*What to work on*
All of the material should be reproduced exactly, with pictures left out.

*Dataset content*
- - - - -
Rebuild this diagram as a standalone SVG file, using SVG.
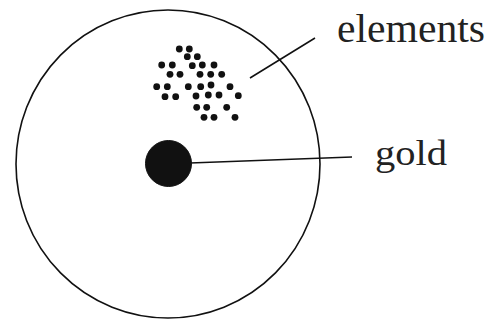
<svg xmlns="http://www.w3.org/2000/svg" width="491" height="320" viewBox="0 0 491 320">
<style>
.ln{fill:none;stroke:#111;stroke-width:1.6}
.dot{fill:#111}
.lbl{font-family:"Liberation Serif","Times New Roman",serif;fill:#222}
</style>
<rect width="491" height="320" fill="#fff"/>
<g id="outer"><ellipse class="ln" cx="168" cy="164" rx="152" ry="154"/></g>
<g id="gold"><ellipse class="dot" cx="168.5" cy="163.5" rx="23" ry="23" stroke="#111" stroke-width="1"/></g>
<g id="elements" class="dot">
<circle cx="179.3" cy="49" r="3.4"/><circle cx="189.3" cy="49" r="3.4"/>
<circle cx="187.3" cy="56.7" r="3.4"/><circle cx="197.3" cy="56.7" r="3.4"/>
<circle cx="161.7" cy="65" r="3.4"/><circle cx="172.3" cy="65" r="3.4"/><circle cx="192.3" cy="65.7" r="3.4"/><circle cx="202.3" cy="65" r="3.4"/><circle cx="214" cy="65" r="3.4"/>
<circle cx="170" cy="74.3" r="3.4"/><circle cx="180" cy="74.3" r="3.4"/><circle cx="200" cy="74.3" r="3.4"/><circle cx="210.7" cy="74.3" r="3.4"/><circle cx="221.7" cy="74.3" r="3.4"/>
<circle cx="156.7" cy="86.7" r="3.4"/><circle cx="167.3" cy="86.7" r="3.4"/><circle cx="188.3" cy="86.7" r="3.4"/><circle cx="200.7" cy="86.7" r="3.4"/><circle cx="211" cy="85" r="3.4"/><circle cx="230" cy="86.7" r="3.4"/>
<circle cx="165" cy="96.7" r="3.4"/><circle cx="175.7" cy="96.7" r="3.4"/><circle cx="196" cy="96" r="3.4"/><circle cx="208.3" cy="95" r="3.4"/><circle cx="219" cy="95" r="3.4"/><circle cx="238.3" cy="95.7" r="3.4"/>
<circle cx="196.7" cy="107.3" r="3.4"/><circle cx="206.7" cy="107.3" r="3.4"/><circle cx="226.7" cy="107.3" r="3.4"/>
<circle cx="204" cy="117.3" r="3.4"/><circle cx="214" cy="117.3" r="3.4"/><circle cx="235" cy="117.3" r="3.4"/>
</g>
<g id="connectors">
<line class="ln" x1="250" y1="78" x2="315" y2="38"/>
<line class="ln" x1="190" y1="163" x2="352" y2="157"/>
</g>
<g id="label-elements"><text class="lbl" x="337" y="42" font-size="41" textLength="148" lengthAdjust="spacingAndGlyphs">elements</text></g>
<g id="label-gold"><text class="lbl" x="375" y="164.5" font-size="36" textLength="72" lengthAdjust="spacingAndGlyphs">gold</text></g>
</svg>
- - - - -
*Task solution*
Rebuild this diagram as a standalone SVG file, using SVG.
<svg xmlns="http://www.w3.org/2000/svg" width="491" height="320" viewBox="0 0 491 320">
<style>
.ln{fill:none;stroke:#111;stroke-width:1.6}
.dot{fill:#111}
.lbl{font-family:"Liberation Serif","Times New Roman",serif;fill:#222}
</style>
<rect width="491" height="320" fill="#fff"/>
<g id="outer"><ellipse class="ln" cx="168" cy="164" rx="152" ry="154"/></g>
<g id="gold"><ellipse class="dot" cx="168.5" cy="163.5" rx="23" ry="23" stroke="#111" stroke-width="1"/></g>
<g id="elements" class="dot">
<circle cx="179.3" cy="49" r="3.4"/><circle cx="189.3" cy="49" r="3.4"/>
<circle cx="187.3" cy="56.7" r="3.4"/><circle cx="197.3" cy="56.7" r="3.4"/>
<circle cx="161.7" cy="65" r="3.4"/><circle cx="172.3" cy="65" r="3.4"/><circle cx="192.3" cy="65.7" r="3.4"/><circle cx="202.3" cy="65" r="3.4"/><circle cx="214" cy="65" r="3.4"/>
<circle cx="170" cy="74.3" r="3.4"/><circle cx="180" cy="74.3" r="3.4"/><circle cx="200" cy="74.3" r="3.4"/><circle cx="210.7" cy="74.3" r="3.4"/><circle cx="221.7" cy="74.3" r="3.4"/>
<circle cx="156.7" cy="86.7" r="3.4"/><circle cx="167.3" cy="86.7" r="3.4"/><circle cx="188.3" cy="86.7" r="3.4"/><circle cx="200.7" cy="86.7" r="3.4"/><circle cx="211" cy="85" r="3.4"/><circle cx="230" cy="86.7" r="3.4"/>
<circle cx="165" cy="96.7" r="3.4"/><circle cx="175.7" cy="96.7" r="3.4"/><circle cx="196" cy="96" r="3.4"/><circle cx="208.3" cy="95" r="3.4"/><circle cx="219" cy="95" r="3.4"/><circle cx="238.3" cy="95.7" r="3.4"/>
<circle cx="196.7" cy="107.3" r="3.4"/><circle cx="206.7" cy="107.3" r="3.4"/><circle cx="226.7" cy="107.3" r="3.4"/>
<circle cx="204" cy="117.3" r="3.4"/><circle cx="214" cy="117.3" r="3.4"/><circle cx="235" cy="117.3" r="3.4"/>
</g>
<g id="connectors">
<line class="ln" x1="250" y1="78" x2="315" y2="38"/>
<line class="ln" x1="190" y1="163" x2="352" y2="157"/>
</g>
<g id="label-elements"><text class="lbl" x="337" y="42" font-size="41" textLength="148" lengthAdjust="spacingAndGlyphs">elements</text></g>
<g id="label-gold"><text class="lbl" x="375" y="164.5" font-size="36" textLength="72" lengthAdjust="spacingAndGlyphs">gold</text></g>
</svg>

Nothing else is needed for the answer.